To escape the high-decibel pounding of the war drums, I recently picked up one of my favorite classics, only to find a wealth of perspective on our current international climate and the men driving it.

Herman Melville’s Moby Dick is an epic tale of a possessed madman and his ill-fated quest. One of its most enduring themes is the hubris of tunnel-vision pursuit, despite the protestations of many.

Any of the press seeing the March 6 primetime conference could have easily penned the following to describe our president: “There was an infinity of firmest fortitude … in the fixed and fearless, forward dedication of [his] glance.” But avast! It was Melville who, through his character Ishmael, gave us that description of another monomaniac, Captain Ahab. And Melville’s cast of characters bears a remarkable (and chilling) resemblance to the Bush administration.

Let’s start at the top. Ahab has been “dismasted” by Moby Dick on a previous whaling voyage. He vowed eternal vengeance on the creature, and treads the deck of the Pequod with an ivory peg leg. Likewise, W. has admitted that Saddam Hussein “is the guy who tried to kill my dad.” Merely coincidence? The reader feels a cold shiver.

But, to say that Bush has brought us to war out of a desire to avenge Bush Sr. is only one grain of a much larger truth. He has a blind and unswerving dedication to this cause, regardless of public outcry and the humiliating position of having only two formal allies throughout the world. What’s worse, Bush believes himself to be vested with some sort of holy authority; calling upon Americans to lead the crusade to liberate the Middle East. Likewise, Ahab states, “I am the Fates’ lieutenant; I act under orders.”
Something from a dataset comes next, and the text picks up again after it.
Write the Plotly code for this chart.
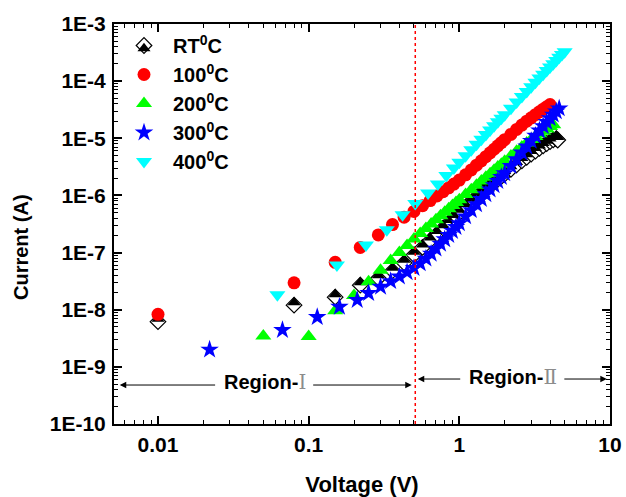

Jackson Lears writes in the New York Times, “a war to transform the Middle East requires a rhetoric as grandiose as its aims. The providentialist outlook fills the bill: It promotes tunnel vision, discourages debate and reduces diplomacy to arm-twisting.” Dubya? Twisting arms? Naw, couldn’t be.
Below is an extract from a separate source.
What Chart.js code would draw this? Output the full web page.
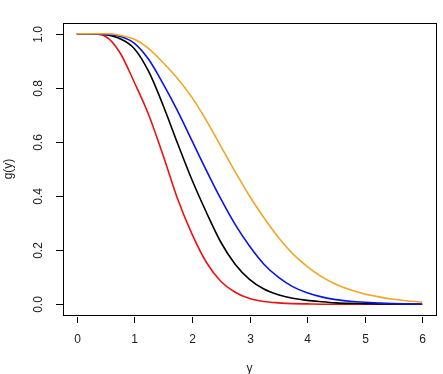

Encouraging Ahab are the men of his inner circle – the five phantoms. Ahab is beholden to their misleading prophecies, but the crew is afraid of their “diabolism of subtlety,” suspecting them to be “secret confidential agents of the devil.” So I find it ironic that Bush’s Republican warmongering phantoms are in league with the conservative religious right: Dick Cheney, Donald Rumsfeld, Karl Rove, Paul Wolfowitz, and Richard Perle.

Luckily, there is one man who stands for sanity and reason. In the White House, we had Colin Powell. On the Pequod, the first mate Starbuck is the only man with any power to resist the growing madness of the captain. Ethically steadfast and honorable, he tries desperately to convince Ahab of the folly of the pursuit.

But Ahab’s existence is rooted in his monomania; he cannot comprehend the true danger. (Even now, reports are emerging of a fresh generation of al-Qaida recruits spurred to action by Bush’s crusade.) Ahab’s fatal pride was his undoing. Bush’s fatal pride could undo much more than just him.

And it is a crusade not driven by necessity, but by obsession.

Ahab is possessed by a “pervading, mad recklessness.” His pursuit is blind, regardless of the warnings from other whaling vessels. Everyone warns Ahab that he is making a terrible mistake in pursuing Moby Dick, yet he decides to go it alone, without any assistance if need be.

Yes, Melville has a knack for filling the mind’s eye with terrifying visions of a ship full of desperate, bewitched men, hurtling toward doom at breakneck speed. Need we fear the same fate? Perhaps. But we must also fear the doom of international silence – of being intentionally marooned by the sinking institution of the United Nations. Former friends will shun us when we truly need help – when we begin rebuilding not only a defeated Iraq, but also diplomatic bridges throughout Europe. And then there’s North Korea. The world climate is a harsh sea to navigate without allies.

Ahab and his crew met their doom. The White Whale demolished the Pequod and sent all but Ishmael into the fathomless deep, “then all collapsed and the great shroud of the sea rolled on as it rolled five thousand years ago.”

Ladies and gentlemen, the war is beginning. Aye, aye – man the lifeboats.

Jason Haaheim is a graduate student in the Electrical and Computer Engineering Dept.